__Set problem__
Pull out from the material below all lines with "code".

__Task material__
☆ ☆ ☆ ☆ ☆

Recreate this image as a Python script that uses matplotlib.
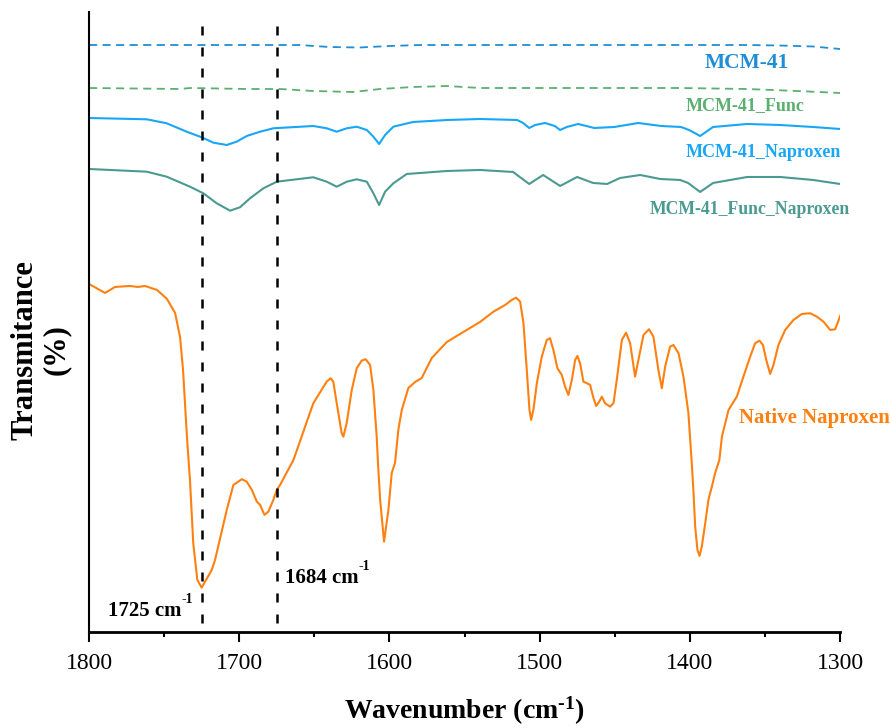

☆ ☆ ☆ ☆ ☆

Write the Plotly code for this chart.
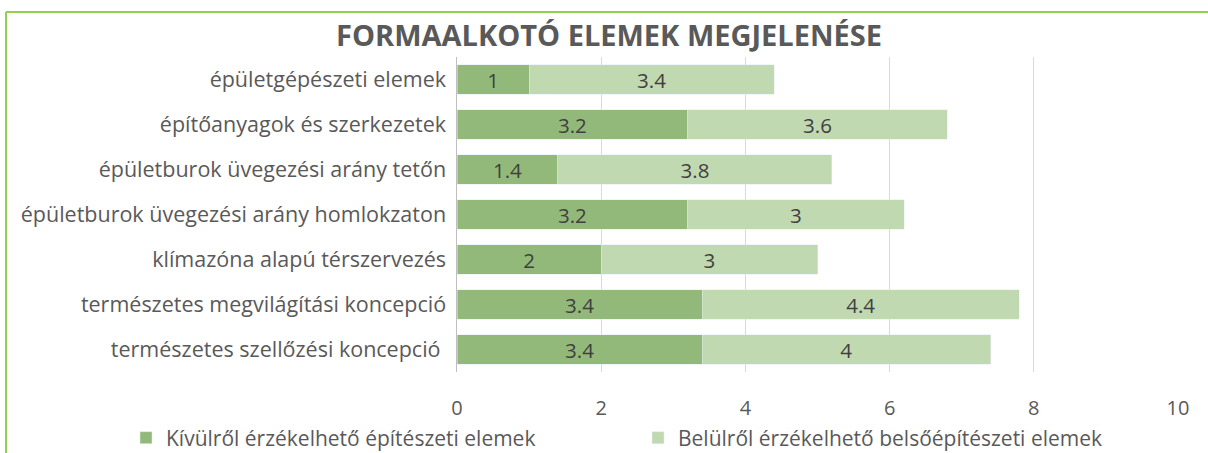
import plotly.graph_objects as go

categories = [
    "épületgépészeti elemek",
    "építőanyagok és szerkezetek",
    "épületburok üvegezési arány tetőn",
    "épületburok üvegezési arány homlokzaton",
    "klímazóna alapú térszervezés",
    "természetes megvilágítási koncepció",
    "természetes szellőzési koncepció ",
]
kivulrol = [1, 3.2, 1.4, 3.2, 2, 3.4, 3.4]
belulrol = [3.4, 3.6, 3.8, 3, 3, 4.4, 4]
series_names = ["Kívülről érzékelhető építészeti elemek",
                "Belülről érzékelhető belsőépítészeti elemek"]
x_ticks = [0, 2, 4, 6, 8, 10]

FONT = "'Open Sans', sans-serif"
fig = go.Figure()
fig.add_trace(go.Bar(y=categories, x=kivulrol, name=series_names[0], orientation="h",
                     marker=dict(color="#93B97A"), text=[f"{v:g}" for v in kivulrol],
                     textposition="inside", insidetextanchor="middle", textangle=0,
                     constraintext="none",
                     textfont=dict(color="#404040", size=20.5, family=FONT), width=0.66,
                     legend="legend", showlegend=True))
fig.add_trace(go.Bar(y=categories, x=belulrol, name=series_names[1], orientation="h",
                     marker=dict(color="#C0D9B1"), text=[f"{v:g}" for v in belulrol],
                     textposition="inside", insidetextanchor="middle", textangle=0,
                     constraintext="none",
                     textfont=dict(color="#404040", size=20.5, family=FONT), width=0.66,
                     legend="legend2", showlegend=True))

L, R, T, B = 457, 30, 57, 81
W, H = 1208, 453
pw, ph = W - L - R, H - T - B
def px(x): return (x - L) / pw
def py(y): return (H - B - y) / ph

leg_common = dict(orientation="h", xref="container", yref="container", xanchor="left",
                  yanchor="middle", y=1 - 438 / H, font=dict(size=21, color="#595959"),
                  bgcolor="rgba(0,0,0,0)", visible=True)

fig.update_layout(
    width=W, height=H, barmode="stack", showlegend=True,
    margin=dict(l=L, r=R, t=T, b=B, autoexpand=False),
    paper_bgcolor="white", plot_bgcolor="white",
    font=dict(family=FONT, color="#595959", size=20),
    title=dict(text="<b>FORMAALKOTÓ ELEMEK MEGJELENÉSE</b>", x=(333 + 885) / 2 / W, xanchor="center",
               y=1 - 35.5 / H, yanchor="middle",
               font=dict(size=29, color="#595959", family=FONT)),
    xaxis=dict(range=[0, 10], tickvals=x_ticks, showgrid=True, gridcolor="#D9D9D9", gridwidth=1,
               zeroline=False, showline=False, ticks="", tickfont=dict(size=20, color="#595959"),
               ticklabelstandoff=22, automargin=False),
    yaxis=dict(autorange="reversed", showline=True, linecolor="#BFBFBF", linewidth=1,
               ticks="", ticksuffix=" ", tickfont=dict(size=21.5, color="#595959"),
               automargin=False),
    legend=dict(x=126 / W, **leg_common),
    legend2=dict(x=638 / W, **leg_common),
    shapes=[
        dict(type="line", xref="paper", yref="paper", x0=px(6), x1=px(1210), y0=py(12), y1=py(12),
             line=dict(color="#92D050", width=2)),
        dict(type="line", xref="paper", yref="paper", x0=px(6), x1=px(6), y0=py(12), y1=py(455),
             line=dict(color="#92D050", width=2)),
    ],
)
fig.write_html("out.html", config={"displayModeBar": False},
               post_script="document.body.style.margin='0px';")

☆ ☆ ☆ ☆ ☆

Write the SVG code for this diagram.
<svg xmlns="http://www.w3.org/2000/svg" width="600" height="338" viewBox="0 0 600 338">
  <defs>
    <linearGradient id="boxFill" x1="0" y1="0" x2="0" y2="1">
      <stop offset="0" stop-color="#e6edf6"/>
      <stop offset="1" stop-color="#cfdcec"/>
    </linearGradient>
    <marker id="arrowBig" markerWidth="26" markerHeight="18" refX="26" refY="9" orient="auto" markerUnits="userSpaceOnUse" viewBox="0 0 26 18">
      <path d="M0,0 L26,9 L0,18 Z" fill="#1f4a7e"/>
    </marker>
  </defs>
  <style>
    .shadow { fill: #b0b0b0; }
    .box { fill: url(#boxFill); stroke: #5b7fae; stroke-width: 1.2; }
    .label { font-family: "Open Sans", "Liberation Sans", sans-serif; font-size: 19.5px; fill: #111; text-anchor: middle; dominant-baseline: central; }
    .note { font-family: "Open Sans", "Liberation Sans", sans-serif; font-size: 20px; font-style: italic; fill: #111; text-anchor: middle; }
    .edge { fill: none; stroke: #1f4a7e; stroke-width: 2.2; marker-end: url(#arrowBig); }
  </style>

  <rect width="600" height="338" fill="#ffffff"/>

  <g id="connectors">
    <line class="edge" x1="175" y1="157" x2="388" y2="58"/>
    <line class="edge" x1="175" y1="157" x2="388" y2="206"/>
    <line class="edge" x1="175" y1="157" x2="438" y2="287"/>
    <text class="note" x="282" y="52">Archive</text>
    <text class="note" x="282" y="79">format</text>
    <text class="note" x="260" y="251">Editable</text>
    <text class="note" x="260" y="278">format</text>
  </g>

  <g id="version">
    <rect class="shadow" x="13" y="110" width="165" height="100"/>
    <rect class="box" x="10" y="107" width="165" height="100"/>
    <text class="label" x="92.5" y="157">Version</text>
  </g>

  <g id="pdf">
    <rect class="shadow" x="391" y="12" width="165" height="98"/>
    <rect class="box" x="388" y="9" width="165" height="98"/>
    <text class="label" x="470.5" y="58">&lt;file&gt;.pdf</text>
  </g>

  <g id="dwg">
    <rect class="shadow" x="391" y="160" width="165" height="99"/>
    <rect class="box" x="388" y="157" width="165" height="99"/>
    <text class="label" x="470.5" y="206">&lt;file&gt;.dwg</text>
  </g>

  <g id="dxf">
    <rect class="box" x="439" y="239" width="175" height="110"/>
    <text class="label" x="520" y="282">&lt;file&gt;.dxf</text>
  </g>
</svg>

☆ ☆ ☆ ☆ ☆

__Task response__
Write the Plotly code for this chart.
Write the SVG code for this diagram.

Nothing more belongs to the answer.